Data entries
begin
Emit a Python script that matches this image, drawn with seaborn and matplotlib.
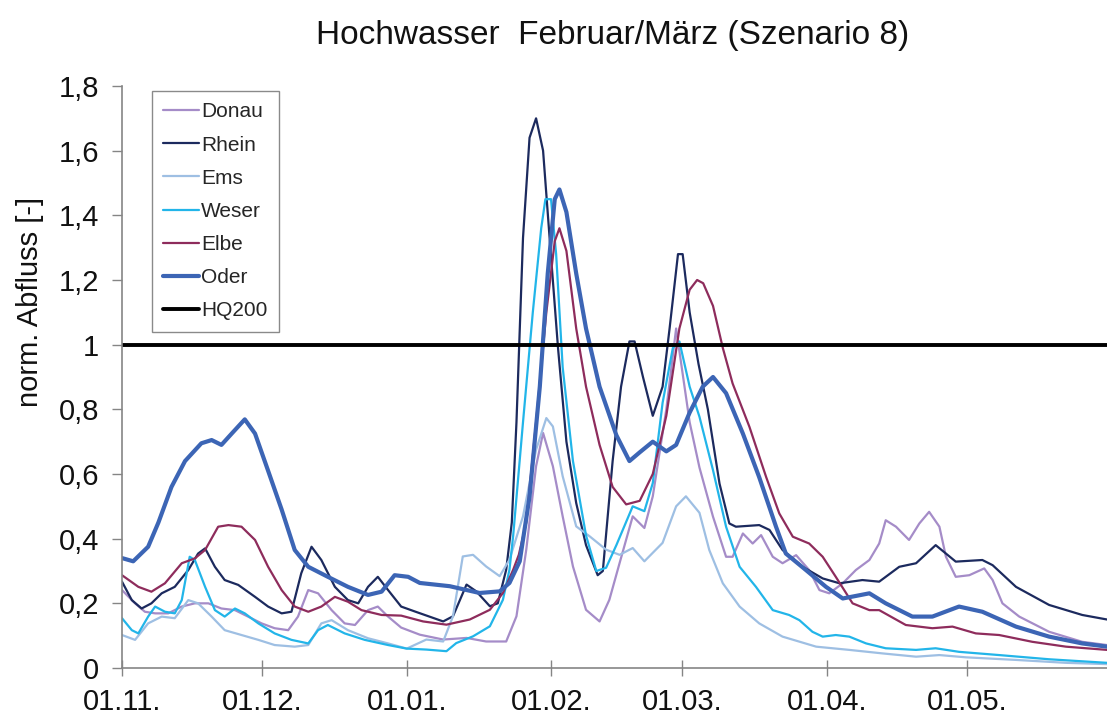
import matplotlib
matplotlib.use("Agg")
import matplotlib.pyplot as plt
import seaborn as sns

# ---------------- data (day 0 = 01.11.) ----------------
donau_days = [0, 2.8, 4.9, 7.1, 9.9, 12.8, 15.6, 18.5, 21.3, 24.2, 27, 29.9, 32.7, 35.6, 37.7, 39.9,
              42, 44.9, 47.7, 49.9, 52.7, 54.8, 57, 59.8, 63.8, 68.8, 73.8, 78, 82.3, 84.5, 86.6,
              88.7, 90.2, 92.3, 94.4, 96.6, 99.4, 102.3, 104.4, 106.6, 109.4, 111.9, 113.7, 116.6,
              118.7, 121.6, 123.7, 126.6, 129.4, 130.8, 133, 135.1, 136.9, 139.4, 141.5, 144.4,
              147.2, 149.4, 151.5, 154.4, 157.2, 160.1, 162.2, 163.6, 165.8, 168.6, 170.8, 172.9,
              175.1, 176.5, 178.6, 181.5, 184.7, 186.5, 188.6, 192.2, 198.6, 205.7, 211]
donau_values = [0.241, 0.20, 0.174, 0.169, 0.169, 0.19, 0.20, 0.20, 0.184, 0.179, 0.159, 0.138, 0.123,
                0.117, 0.159, 0.241, 0.231, 0.179, 0.138, 0.133, 0.179, 0.19, 0.159, 0.125, 0.103,
                0.088, 0.093, 0.082, 0.082, 0.16, 0.366, 0.624, 0.727, 0.624, 0.469, 0.314, 0.18,
                0.144, 0.211, 0.325, 0.469, 0.433, 0.531, 0.80, 1.05, 0.76, 0.62, 0.468, 0.344,
                0.344, 0.416, 0.385, 0.411, 0.344, 0.324, 0.349, 0.303, 0.241, 0.231, 0.262, 0.303,
                0.334, 0.385, 0.457, 0.437, 0.396, 0.447, 0.483, 0.437, 0.344, 0.282, 0.287, 0.308,
                0.272, 0.20, 0.159, 0.112, 0.081, 0.071]

rhein_days = [0, 2.1, 4.2, 6.3, 8.5, 11.3, 14.2, 16.3, 17.8, 19.9, 22, 24.9, 28.5, 31.3, 34.2, 36.3,
              38.4, 40.6, 42.7, 45.6, 48.4, 50.6, 52.7, 54.8, 57, 59.8, 62.7, 68.8, 70.9, 73.8, 75.9,
              78.8, 80.5, 82.3, 83.5, 84.5, 85.9, 87.3, 88.7, 90.2, 91.6, 93.4, 95.2, 97.3, 99.4,
              101.9, 103, 105.1, 106.9, 108.7, 109.8, 111.6, 113.7, 115.8, 117.3, 119.1, 120.1,
              121.6, 123.5, 125.5, 128, 130.1, 131.5, 136.5, 138.7, 141.5, 145.8, 150.1, 153.7,
              158.6, 162.2, 166.5, 170.1, 174.3, 178.6, 184.3, 186.5, 191.5, 198.6, 205.7, 211]
rhein_values = [0.267, 0.21, 0.184, 0.20, 0.231, 0.251, 0.303, 0.354, 0.37, 0.313, 0.272, 0.257, 0.22,
                0.19, 0.169, 0.174, 0.293, 0.375, 0.334, 0.251, 0.21, 0.20, 0.251, 0.282, 0.241,
                0.19, 0.175, 0.144, 0.16, 0.258, 0.237, 0.191, 0.20, 0.304, 0.45, 0.76, 1.33, 1.64,
                1.70, 1.60, 1.33, 0.99, 0.70, 0.51, 0.38, 0.287, 0.30, 0.64, 0.87, 1.01, 1.01, 0.90,
                0.78, 0.87, 1.05, 1.28, 1.28, 1.10, 0.94, 0.80, 0.57, 0.447, 0.437, 0.442, 0.427,
                0.365, 0.313, 0.277, 0.262, 0.272, 0.267, 0.313, 0.324, 0.38, 0.329, 0.334, 0.318,
                0.251, 0.195, 0.164, 0.15]

ems_days = [0, 2.8, 5.6, 8.5, 11.3, 14.2, 16.3, 19.2, 22, 25.6, 29.2, 32.7, 37, 39.9, 42.7, 44.9, 48.4,
            52.7, 57, 61, 65.2, 68.8, 70.9, 73, 75.2, 78, 80.9, 83, 85.9, 88.7, 90.9, 92.3, 94.4,
            97.3, 100.2, 103.7, 106.6, 109.4, 111.9, 115.8, 118.7, 120.8, 123.7, 125.8, 128.7,
            132.3, 136.5, 141.5, 148.7, 155.8, 163, 170.1, 175.1, 180.8, 191.5, 202.2, 211]
ems_values = [0.102, 0.087, 0.138, 0.159, 0.154, 0.21, 0.20, 0.159, 0.117, 0.102, 0.087, 0.071, 0.066,
              0.071, 0.138, 0.148, 0.117, 0.092, 0.076, 0.06, 0.088, 0.082, 0.16, 0.345, 0.35, 0.314,
              0.284, 0.335, 0.469, 0.675, 0.773, 0.747, 0.593, 0.438, 0.407, 0.366, 0.35, 0.371,
              0.33, 0.387, 0.50, 0.531, 0.48, 0.365, 0.262, 0.19, 0.138, 0.097, 0.066, 0.056, 0.045,
              0.035, 0.04, 0.033, 0.025, 0.016, 0.012]

weser_days = [0, 2.1, 3.5, 5.6, 7.1, 9.2, 11.3, 12.8, 14.5, 15.6, 17.8, 19.9, 22, 24.2, 26.3, 29.2,
              32.7, 36.3, 39.9, 42, 44.1, 47.7, 52, 57, 61, 65.2, 69.5, 71.6, 75.2, 78.8, 81.6, 83,
              83.8, 85.9, 88, 89.8, 90.7, 91.9, 93, 94.4, 96.6, 99.4, 101.6, 103.7, 105.9, 109.4,
              111.9, 113.7, 115.8, 118, 119.4, 121.6, 123.7, 126.6, 129.4, 132.3, 135.8, 139.4,
              142.9, 145.1, 147.9, 150.1, 152.9, 155.8, 159.4, 163.6, 170.1, 174.3, 179.3, 187.9,
              198.6, 211]
weser_values = [0.154, 0.117, 0.107, 0.159, 0.19, 0.174, 0.169, 0.21, 0.344, 0.334, 0.251, 0.179,
                0.159, 0.184, 0.169, 0.138, 0.107, 0.087, 0.076, 0.117, 0.133, 0.107, 0.087, 0.071,
                0.06, 0.057, 0.052, 0.077, 0.098, 0.129, 0.211, 0.304, 0.41, 0.76, 1.10, 1.36, 1.45,
                1.45, 1.28, 0.93, 0.64, 0.41, 0.30, 0.31, 0.38, 0.50, 0.485, 0.572, 0.82, 0.99, 1.01,
                0.87, 0.777, 0.612, 0.437, 0.313, 0.251, 0.179, 0.164, 0.148, 0.112, 0.097, 0.102,
                0.097, 0.076, 0.061, 0.056, 0.061, 0.05, 0.04, 0.027, 0.016]

elbe_days = [0, 3.5, 6.3, 9.2, 12.8, 15.6, 17.8, 20.6, 22.8, 25.6, 28.5, 31.3, 34.2, 37, 39.9, 42.7,
             45.6, 48.4, 51.3, 55.6, 59.8, 64.5, 69.5, 74.5, 78.8, 81.6, 83.8, 85, 86.6, 88.7, 90.9,
             92.7, 93.7, 95.2, 97.3, 99.4, 102.3, 105.1, 108, 110.9, 113.7, 116.6, 119.4, 121.6,
             123.2, 124.5, 126.6, 128.7, 130.8, 134.4, 138, 140.8, 143.7, 147.2, 150.1, 152.9,
             156.5, 160.1, 162.2, 167.9, 173.6, 177.9, 182.9, 187.9, 195, 202.2, 211]
elbe_values = [0.287, 0.251, 0.236, 0.262, 0.324, 0.339, 0.365, 0.437, 0.442, 0.437, 0.396, 0.313,
               0.241, 0.19, 0.174, 0.19, 0.22, 0.205, 0.179, 0.164, 0.162, 0.144, 0.134, 0.15, 0.18,
               0.232, 0.304, 0.35, 0.45, 0.76, 1.10, 1.32, 1.36, 1.29, 1.05, 0.87, 0.69, 0.56,
               0.506, 0.517, 0.60, 0.78, 1.05, 1.17, 1.20, 1.19, 1.12, 0.99, 0.88, 0.746, 0.59,
               0.478, 0.406, 0.385, 0.344, 0.282, 0.20, 0.179, 0.179, 0.133, 0.123, 0.128, 0.107,
               0.102, 0.081, 0.066, 0.056]

oder_days = [0, 2.4, 5.6, 7.8, 10.6, 13.5, 17, 19.2, 21.3, 23.5, 26.3, 28.5, 31.3, 34.2, 37, 39.9,
             44.1, 48.4, 52.7, 55.6, 58.4, 61.3, 63.8, 70.2, 76.6, 80.9, 83, 85.2, 87.3, 89.5, 91.2,
             92.7, 93.7, 95.2, 97.3, 99.4, 102.3, 105.9, 108.7, 110.9, 113.7, 116.6, 118.7, 121.6,
             124.4, 126.6, 129.4, 133, 136.5, 140.1, 142.2, 146.5, 150.8, 154.4, 160.1, 163.6,
             169.3, 173.6, 179.3, 184.3, 191.5, 198.6, 205.7, 211]
oder_values = [0.34, 0.33, 0.375, 0.45, 0.56, 0.64, 0.695, 0.705, 0.69, 0.725, 0.769, 0.725, 0.61,
               0.49, 0.365, 0.313, 0.282, 0.251, 0.226, 0.236, 0.287, 0.282, 0.263, 0.253, 0.232,
               0.237, 0.263, 0.33, 0.53, 0.87, 1.22, 1.45, 1.48, 1.41, 1.22, 1.05, 0.87, 0.72, 0.64,
               0.667, 0.70, 0.67, 0.69, 0.79, 0.87, 0.90, 0.85, 0.725, 0.59, 0.437, 0.354, 0.303,
               0.251, 0.215, 0.231, 0.20, 0.159, 0.159, 0.19, 0.174, 0.128, 0.097, 0.076, 0.066]

hq200_days = [0, 211]
hq200_values = [1.0, 1.0]

x_tick_days = [0, 30, 61, 92, 120, 151, 181]
x_tick_labels = ["01.11.", "01.12.", "01.01.", "01.02.", "01.03.", "01.04.", "01.05."]
y_ticks = [0, 0.2, 0.4, 0.6, 0.8, 1.0, 1.2, 1.4, 1.6, 1.8]
y_tick_labels = ["0", "0,2", "0,4", "0,6", "0,8", "1", "1,2", "1,4", "1,6", "1,8"]

title = "Hochwasser  Februar/März (Szenario 8)"
y_label = "norm. Abfluss [-]"

# ---------------- style ----------------
sns.set_style("white")
plt.rcParams['font.family'] = ['Liberation Sans', 'DejaVu Sans']

W, H = 1107, 718
fig = plt.figure(figsize=(W / 100, H / 100), dpi=100)
ax_left, ax_right, ax_top, ax_bottom = 122, 1107, 86, 668
ax = fig.add_axes([ax_left / W, 1 - ax_bottom / H, (ax_right - ax_left) / W, (ax_bottom - ax_top) / H])

series = [
    ("Donau", donau_days, donau_values, "#a58cc8", 1.6),
    ("Rhein", rhein_days, rhein_values, "#1c2a5e", 1.6),
    ("Ems", ems_days, ems_values, "#9ebfe3", 1.6),
    ("Weser", weser_days, weser_values, "#22b5e9", 1.6),
    ("Elbe", elbe_days, elbe_values, "#8e2c5c", 1.6),
    ("Oder", oder_days, oder_values, "#3c65b5", 3.0),
    ("HQ200", hq200_days, hq200_values, "#000000", 2.8),
]

for name, d, v, c, lw in series:
    sns.lineplot(x=d, y=v, ax=ax, color=c, linewidth=lw, label=name,
                 estimator=None, sort=False, solid_joinstyle="round",
                 solid_capstyle="round")

ax.set_xlim(0, 211)
ax.set_ylim(0, 1.8)
ax.set_xticks(x_tick_days)
ax.set_xticklabels(x_tick_labels)
ax.set_yticks(y_ticks)
ax.set_yticklabels(y_tick_labels)
ax.set_xlabel("")
ax.set_ylabel("")

for s in ["top", "right"]:
    ax.spines[s].set_visible(False)
for s in ["left", "bottom"]:
    ax.spines[s].set_color("#858585")
    ax.spines[s].set_linewidth(1.2)

ax.tick_params(axis="x", direction="inout", length=11, width=1, color="#858585",
               pad=9, labelsize=21, labelcolor="#111111")
ax.tick_params(axis="y", direction="out", length=7, width=1, color="#858585",
               pad=9.5, labelsize=21, labelcolor="#111111")
ax.tick_params(bottom=True, left=True)

handles, labels = ax.get_legend_handles_labels()
leg = ax.legend(handles, labels, loc="upper left",
                bbox_to_anchor=((152 - ax_left) / (ax_right - ax_left),
                                (ax_bottom - 91) / (ax_bottom - ax_top)),
                borderaxespad=0, frameon=True, fancybox=False, framealpha=1,
                edgecolor="#8a8a8a", fontsize=15, handlelength=1.7,
                handletextpad=0.1, labelspacing=0.68, borderpad=0.55)
leg.get_frame().set_linewidth(1.0)

fig.text(613 / W, 1 - 44 / H, title, ha="center", va="baseline", fontsize=24, color="#111111")
fig.text(30 / W, 1 - 302 / H, y_label, ha="center", va="center", rotation=90,
         fontsize=21, color="#111111")

fig.savefig("out.png", dpi=100)
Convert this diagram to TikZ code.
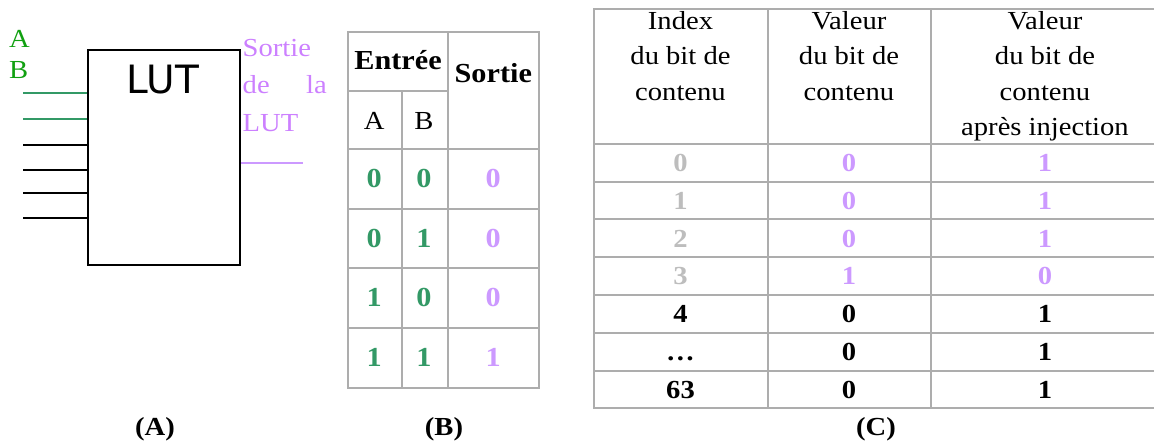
\documentclass[tikz,border=0pt]{standalone}
\usepackage{fontspec}
\setmainfont{Liberation Serif}[FakeStretch=1.1]
\newfontfamily\lutfont{DejaVu Sans}
\definecolor{bitgreen}{HTML}{339966}
\definecolor{labgreen}{HTML}{11A011}
\definecolor{outpurple}{HTML}{CC80FF}
\definecolor{lightpurple}{HTML}{CC99FF}
\definecolor{rulegray}{HTML}{ADADAD}
\definecolor{idxgray}{HTML}{BDBDBD}
\begin{document}
\begin{tikzpicture}[x=1pt, y=-1pt, every node/.style={inner sep=0pt},
  txt/.style={font=\fontsize{26}{35}\selectfont},
  hdr/.style={font=\fontsize{26}{35.5}\selectfont,align=center,anchor=north},
  bit/.style={font=\fontsize{26}{30}\selectfont\bfseries,anchor=base},
  bigbit/.style={font=\fontsize{27.5}{30}\selectfont\bfseries,anchor=base},
  rule/.style={draw=rulegray,line width=2pt},
  wire/.style={line width=1.6pt}]
\useasboundingbox (0,0) rectangle (1154,446);
% (A) the LUT block
\node[draw,line width=2pt,minimum width=152pt,minimum height=215pt,anchor=north west] (lut) at (87,49) {};
\node[font=\lutfont\fontsize{39}{40}\selectfont] (lutname) at (163,80) {LUT};
\foreach \y/\c [count=\i] in {93/bitgreen,119/bitgreen,145/black,170/black,193/black,218/black}{
  \coordinate (in\i) at (23,\y);
  \draw[wire,\c] (in\i) -- (in\i -| lut.west);
}
\node[txt,text=labgreen,anchor=base west] (lblA) at (9,48) {A};
\node[txt,text=labgreen,anchor=base west] (lblB) at (9,79) {B};
\coordinate (out) at (303,163);
\draw[wire,lightpurple] (lut.east |- out) -- (out);
\node[anchor=north west,text width=84pt,align=left,text=outpurple,font=\fontsize{26}{37.5}\selectfont] (outlbl) at (242.5,39) {Sortie\\de\hskip 0pt plus 1fill\relax la\\LUT};
\node[font=\fontsize{26}{30}\selectfont\bfseries,anchor=base] (capA) at (155,435) {(A)};
% (B) truth table
\draw[rule] (348.3,31.7) rectangle (539.3,387.7);
\draw[rule] (447.7,31.7) -- (447.7,387.7);
\draw[rule] (348.3,90.7) -- (447.7,90.7);
\draw[rule] (401.7,90.7) -- (401.7,387.7);
\foreach \y in {149.3,209,268.3,327.7} \draw[rule] (348.3,\y) -- (539.3,\y);
\node[bigbit] (entree) at (398,70) {Entrée};
\node[bigbit] (sortieB) at (493.3,83) {Sortie};
\node[txt,anchor=base] (colA) at (374.3,130) {A};
\node[txt,anchor=base] (colB) at (424,130) {B};
\foreach \a/\b/\s [count=\k from 0] in {0/0/0,0/1/0,1/0/0,1/1/1}{
  \node[bigbit,text=bitgreen] (ta\k) at (374.3,188+59.5*\k) {\a};
  \node[bigbit,text=bitgreen] (tb\k) at (424,188+59.5*\k) {\b};
  \node[bigbit,text=lightpurple] (ts\k) at (493.3,188+59.5*\k) {\s};
}
\node[font=\fontsize{26}{30}\selectfont\bfseries,anchor=base] (capB) at (444,435) {(B)};
% (C) content bits
\draw[rule] (1160,9.5) -- (593.5,9.5) -- (593.5,408.3) -- (1160,408.3);
\draw[rule] (767.5,9.5) -- (767.5,408.3);
\draw[rule] (930.6,9.5) -- (930.6,408.3);
\foreach \k in {0,...,6} \draw[rule] (593.5,144+37.75*\k) -- (1160,144+37.75*\k);
\node[hdr] (hidx) at (680.5,11.2) {Index\\du bit de\\contenu};
\node[hdr] (hval) at (849,11.2) {Valeur\\du bit de\\contenu};
\node[hdr] (hinj) at (1045,11.2) {Valeur\\du bit de\\contenu\\après injection};
\foreach \a/\b/\c/\ca/\cv [count=\k from 0] in {0/0/1/idxgray/lightpurple,1/0/1/idxgray/lightpurple,2/0/1/idxgray/lightpurple,3/1/0/idxgray/lightpurple,4/0/1/black/black,{\dots}/0/1/black/black,63/0/1/black/black}{
  \node[bit,text=\ca] (idx\k) at (680.5,171.7+37.75*\k) {\a};
  \node[bit,text=\cv] (val\k) at (849,171.7+37.75*\k) {\b};
  \node[bit,text=\cv] (inj\k) at (1045,171.7+37.75*\k) {\c};
}
\node[font=\fontsize{26}{30}\selectfont\bfseries,anchor=base] (capC) at (876,435) {(C)};
\end{tikzpicture}
\end{document}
end
DO THIS => Repeat only the lines from the beginning of the material through the line containing "import seaborn as sns", both ends kept, leaving pictures out.

CORRECT RESULT =>
Emit a Python script that matches this image, drawn with seaborn and matplotlib.
import matplotlib
matplotlib.use("Agg")
import matplotlib.pyplot as plt
import seaborn as sns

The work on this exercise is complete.